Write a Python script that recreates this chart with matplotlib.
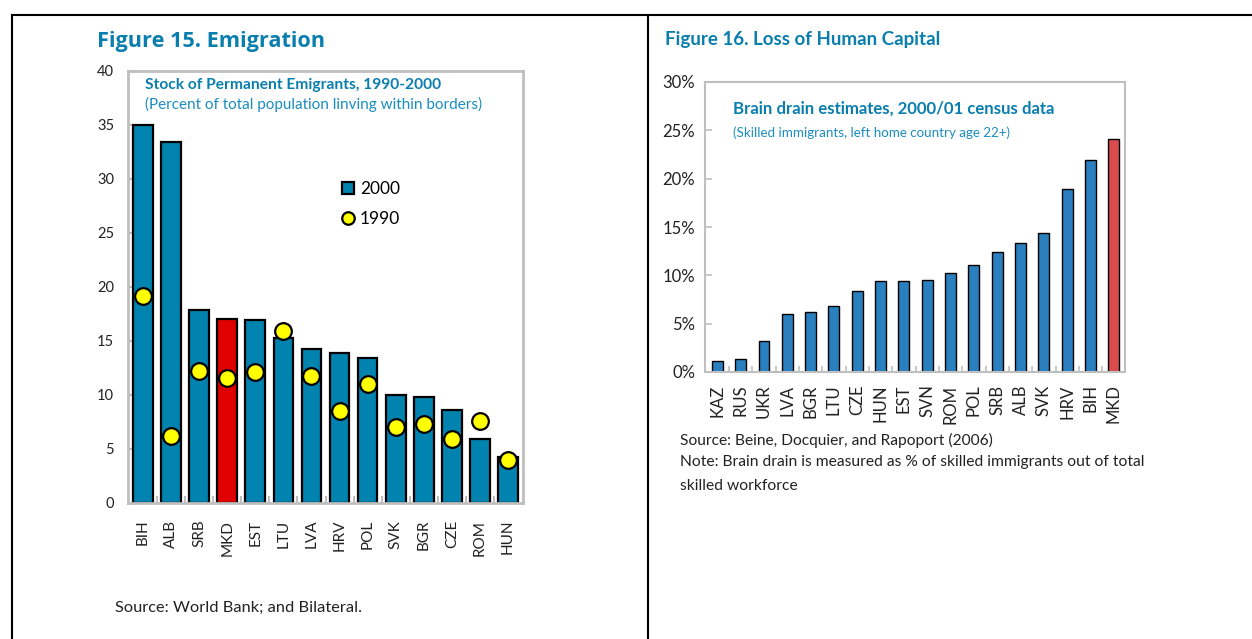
import matplotlib
matplotlib.use("Agg")
import matplotlib.pyplot as plt
from matplotlib.lines import Line2D
import numpy as np

plt.rcParams['font.family'] = ['Lato', 'DejaVu Sans']

# ---- Figure 15 data ----
emig_countries = ["BIH", "ALB", "SRB", "MKD", "EST", "LTU", "LVA", "HRV", "POL", "SVK", "BGR", "CZE", "ROM", "HUN"]
emig_2000 = [35.0, 33.4, 17.9, 17.0, 16.9, 15.3, 14.3, 13.9, 13.4, 10.0, 9.8, 8.6, 5.9, 4.3]
emig_1990 = [19.2, 6.2, 12.2, 11.6, 12.1, 15.9, 11.8, 8.5, 11.0, 7.0, 7.35, 5.9, 7.6, 4.0]
emig_yticks = [0, 5, 10, 15, 20, 25, 30, 35, 40]

# ---- Figure 16 data ----
bd_countries = ["KAZ", "RUS", "UKR", "LVA", "BGR", "LTU", "CZE", "HUN", "EST", "SVN", "ROM", "POL", "SRB", "ALB", "SVK", "HRV", "BIH", "MKD"]
bd_values = [1.1, 1.3, 3.2, 6.0, 6.2, 6.8, 8.4, 9.4, 9.4, 9.5, 10.2, 11.1, 12.4, 13.3, 14.4, 18.9, 21.9, 24.1]
bd_yticks = [0, 5, 10, 15, 20, 25, 30]

W, H = 1252, 639
fig = plt.figure(figsize=(W / 100, H / 100), dpi=100)

def fx(px):
    return px / W

def fy(py):
    return 1 - py / H

TEAL = "#0A7FAE"
GRAY = "#BFBFBF"

# frame lines
for (x0, y0, x1, y1) in [(12, 15, W, 15), (12, 15, 12, H), (648, 15, 648, H)]:
    fig.add_artist(Line2D([fx(x0), fx(x1)], [fy(y0), fy(y1)], color="black", lw=1.5, transform=fig.transFigure))

# ---------------- Left chart ----------------
ax1 = fig.add_axes([fx(128), fy(503), fx(523) - fx(128), fy(71) - fy(503)])
x1 = np.arange(len(emig_countries))
cols1 = ["#E00000" if c == "MKD" else "#0083AF" for c in emig_countries]
ax1.bar(x1, emig_2000, width=0.7, color=cols1, edgecolor="black", linewidth=1.6, zorder=2)
ax1.plot(x1, emig_1990, linestyle="none", marker="o", markersize=12, markerfacecolor="#FFFF00",
         markeredgecolor="black", markeredgewidth=1.6, zorder=3)
ax1.set_xlim(-0.53, len(emig_countries) - 0.47)
ax1.set_ylim(0, 40)
ax1.set_yticks(emig_yticks)
ax1.set_yticklabels([str(v) for v in emig_yticks], fontsize=10.5, color="#222222")
ax1.set_xticks(x1)
ax1.set_xticklabels(emig_countries, rotation=90, fontsize=11, color="#222222")
ax1.set_xticks(x1[:-1] + 0.5, minor=True)
ax1.tick_params(axis="x", which="major", length=0, pad=12)
ax1.tick_params(axis="x", which="minor", direction="in", length=5, color=GRAY, width=1.5)
ax1.tick_params(axis="y", direction="in", length=5, color=GRAY, width=1.5, pad=10)
for s in ax1.spines.values():
    s.set_color(GRAY)
    s.set_linewidth(2)

leg_handles = [
    Line2D([], [], linestyle="none", marker="s", markersize=9, markerfacecolor="#0083AF",
           markeredgecolor="black", markeredgewidth=1.6, label="2000"),
    Line2D([], [], linestyle="none", marker="o", markersize=9, markerfacecolor="#FFFF00",
           markeredgecolor="black", markeredgewidth=1.6, label="1990"),
]
leg = ax1.legend(handles=leg_handles, loc="upper left", bbox_to_anchor=(fx(332), fy(174)),
                 bbox_transform=fig.transFigure, frameon=False, fontsize=12.5,
                 handletextpad=0.2, labelspacing=0.8, handlelength=1.0, borderaxespad=0)

fig.text(fx(97), fy(41), "Figure 15. Emigration", fontsize=15.6, fontweight="bold", color=TEAL, va="center",
         family=["Open Sans", "DejaVu Sans"])
fig.text(fx(145), fy(85), "Stock of Permanent Emigrants, 1990-2000", fontsize=11.2, fontweight="bold",
         color=TEAL, va="center")
fig.text(fx(145), fy(104), "(Percent of total population linving within borders)", fontsize=11,
         color="#1A8CC0", va="center")
fig.text(fx(115), fy(608), "Source: World Bank; and Bilateral.", fontsize=11.8, color="#222222", va="center")

# ---------------- Right chart ----------------
ax2 = fig.add_axes([fx(705), fy(372), fx(1125) - fx(705), fy(82) - fy(372)])
x2 = np.arange(len(bd_countries))
cols2 = ["#DB4B4B" if c == "MKD" else "#2A80BE" for c in bd_countries]
ax2.bar(x2, bd_values, width=0.47, color=cols2, edgecolor="black", linewidth=1.0, zorder=2)
ax2.set_xlim(-0.53, len(bd_countries) - 0.52)
ax2.set_ylim(0, 30)
ax2.set_yticks(bd_yticks)
ax2.set_yticklabels([f"{v}%" for v in bd_yticks], fontsize=12, color="#222222")
ax2.set_xticks(x2)
ax2.set_xticklabels(bd_countries, rotation=90, fontsize=12, color="#222222")
ax2.set_xticks(x2[:-1] + 0.5, minor=True)
ax2.tick_params(axis="x", which="major", length=0, pad=9)
ax2.tick_params(axis="x", which="minor", direction="in", length=4, color=GRAY, width=1.2)
ax2.tick_params(axis="y", direction="in", length=5, color=GRAY, width=1.2, pad=7)
for s in ax2.spines.values():
    s.set_color(GRAY)
    s.set_linewidth(1.5)

fig.text(fx(665), fy(40), "Figure 16. Loss of Human Capital", fontsize=13.5, fontweight="bold", color=TEAL, va="center")
fig.text(fx(733), fy(109), "Brain drain estimates, 2000/01 census data", fontsize=12.1, fontweight="bold",
         color=TEAL, va="center")
fig.text(fx(733), fy(133), "(Skilled immigrants, left home country age 22+)", fontsize=9.6,
         color="#1A8CC0", va="center")
fig.text(fx(680), fy(440), "Source: Beine, Docquier, and Rapoport (2006)", fontsize=11.2, color="#222222", va="center")
fig.text(fx(680), fy(462), "Note: Brain drain is measured as % of skilled immigrants out of total",
         fontsize=11.25, color="#222222", va="center")
fig.text(fx(680), fy(486), "skilled workforce", fontsize=11.25, color="#222222", va="center")

fig.savefig("out.png", dpi=100)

**GIVEN PROBLEM:** Exactly restate the lines from the beginning of the data through the line with "plt.rcParams['font.family'] = ['Lato', 'DejaVu", and no others, keeping pictures out.

**PROBLEM SOLUTION:**
Write a Python script that recreates this chart with matplotlib.
import matplotlib
matplotlib.use("Agg")
import matplotlib.pyplot as plt
from matplotlib.lines import Line2D
import numpy as np

plt.rcParams['font.family'] = ['Lato', 'DejaVu Sans']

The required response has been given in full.